In 2011, at the digital agency I worked for in London, we did a quick estimation and found that we had bought around 3%-5% of the total digital advertising inventory (display) existing in the Top 5 markets of the EU in a given quarter. 3% to 5% for a single brand is a lot of SOV, in case you’re wondering.

Sergio

That agency, which I know still remains among the best in the business, was working for the most sophisticated and forward thinking client in the world; At least at that time. Every penny we invested in Online Display or Video advertising was thoroughly scrutinized by people on the client side who asked really sharp and driven questions.

Everything had a reason to be, we did “test and learn” exercises (quite a lot actually), but back then we were using and considering digital marketing concepts that only became mainstream 2 or 3 years later (in a 10 year old business). These concepts ranged from frequency control, A/B testing, brand lift studies, proper CPA optimization, marketing codes and supply chain transparency. We looked at every element known to maximize the efficiency of the media dollars from our client.

Despite having a great bunch of people working really hard and acknowledging we were wasting resources, I don’t think we had still realized the problem with “served ad units” and “viewed ad units”; nor had the industry. But at some point around then, we all started to realize that “served” vs “viewed” was an issue worth to be considered. Soon after (late 2014?), the industry took on the case and placed a number of guidelines to homogenize and define what viewability was, so brands, publishers and agencies could finally speak the same language. The agreement was that if 50% of the pixels were exposed during more than 2 seconds, the ad was considered as viewed.

Aim for the industry

One of the problems had been tackled, and I won’t go into detail about fake traffic here or other topics that have affected our business since then, but for viewability we finally had something to aim for as an industry.
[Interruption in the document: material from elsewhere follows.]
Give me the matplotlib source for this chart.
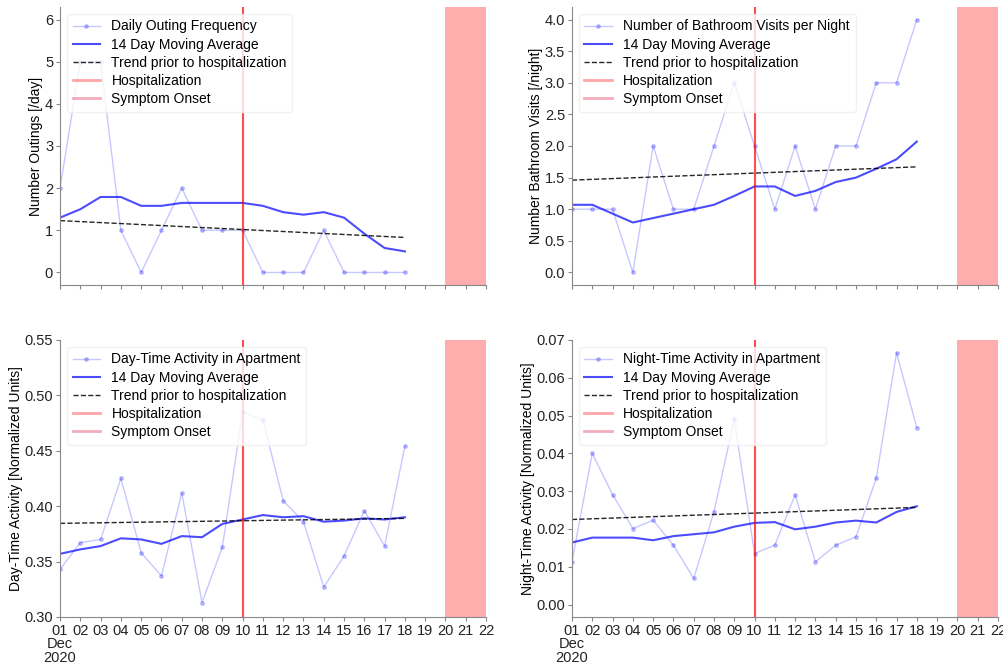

So everyone involved went on to enhance the standards and to be more accountable for the digital ads we bought. The improvement was important and greatly pushed forward from clients and brands.

It’s been a while since and many things have happened, but if we focus purely on viewability and viewability alone, I think this has become landscape again.

Anyone can sell or buy viewability these days, and if we agree that 50% of the pixels during 2 seconds is ad money well spent, we could still challenge many other things, like if the person on the other side of the screen has actually noticed the ad or not.

Online ads get the job done consistently, but in the depth of our hearts all of us in the business have some doubts about them, especially when we see metrics saying that 0,13% of the people who saw them, actually clicked on them. I have recently bumped into data and facts that made me realize that less is more, and that we need to look at the basics closely, going from the sharpness of the creative (an obvious one, this is Advertising), to the relevance of the environment to where advertising becomes valuable to users.

MetrixLab has recently released a powerful piece of content stating the importance of these variables, and how they enhance each other to make more sense of the digital advertising dollars we manage for our clients. The research company has applied eye-tracking technology to understand every placement, content and ad units on a website.

They’ve measured them and extracted quite strong conclusions, one is the speed at which the users notice the ad units (it’s 3.5x faster) and other is that these ads were able to retain users' attention on average 4s longer, when these ad units are on the visual elements of the articles. The boost this drives is evident when it comes to branding metrics.

Environment, viewability and attention are now controllable key elements that can make a big difference and we need to maximize them onwards. We’ve come a long way in the last 5 years, and today our business has every bit of information to ensure the journey ahead of brands, publishers and users sharing the same car, is fair and pleasant to all of them, and takes them to their destination in the best way possible.